I've given a small version of this (I think possibly the exact example you give where h=3 and d=2) as a homework assignment. In the small case it's easy enough to enumerate all the possible paths. I leave the general case as extra credit. One or two students typically take the time to either search out the solution on the internet (this is most likely what happened but either way they show interest) or solve it on their own. I think it's a fun problem and the solution can illustrate the powerfulness of a symmetry argument.

#### Buckeye

##### Member
Thanks for pointing it out. It's the thought that counts I guess. Maybe there will be other contributors. Or I can find a new problem.

#### Buckeye

##### Member
I have a new question. It's inspired by a combinatorics problem that I saw a few months ago. I made it into a probability probability problem just because it was easy to do so.

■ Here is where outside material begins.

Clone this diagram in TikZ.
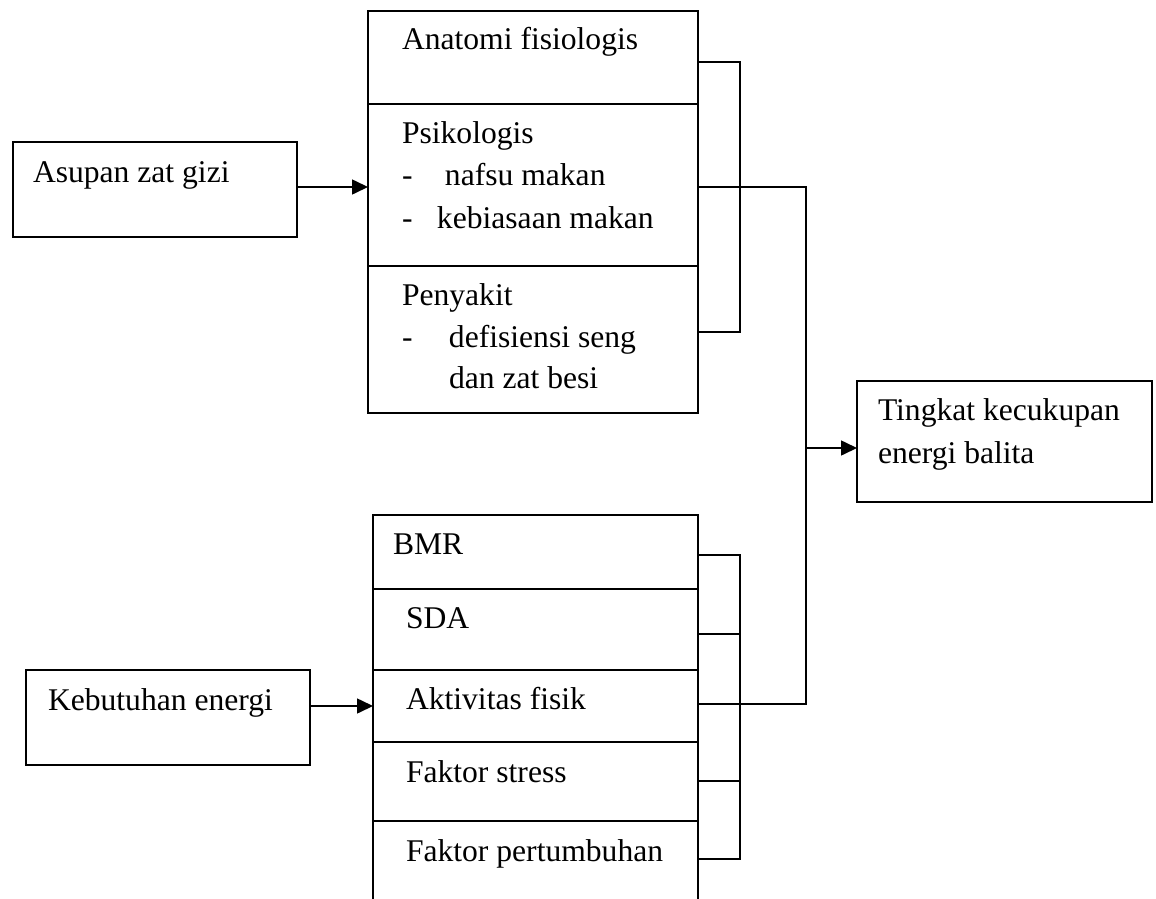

I'm thinking of a positive integer Z. I have tickets in a box labeled 1,2,3,...,Z If each ticket is equally likely to be chosen, what is the probability that I select a number that evenly divides into Z? It doesn't matter what Z is, you can derive a formula for the arbitrary case. The problem is pretty innocent, just involves some number theory.

I like this problem for one reason: Now, when a student is blindly guessing at positive divisors, I can naively say "Well, you've got about an x% chance of guessing correctly. Keep trying." This is assuming the student picks an integer between 1 and Z, which is surprisingly never a given.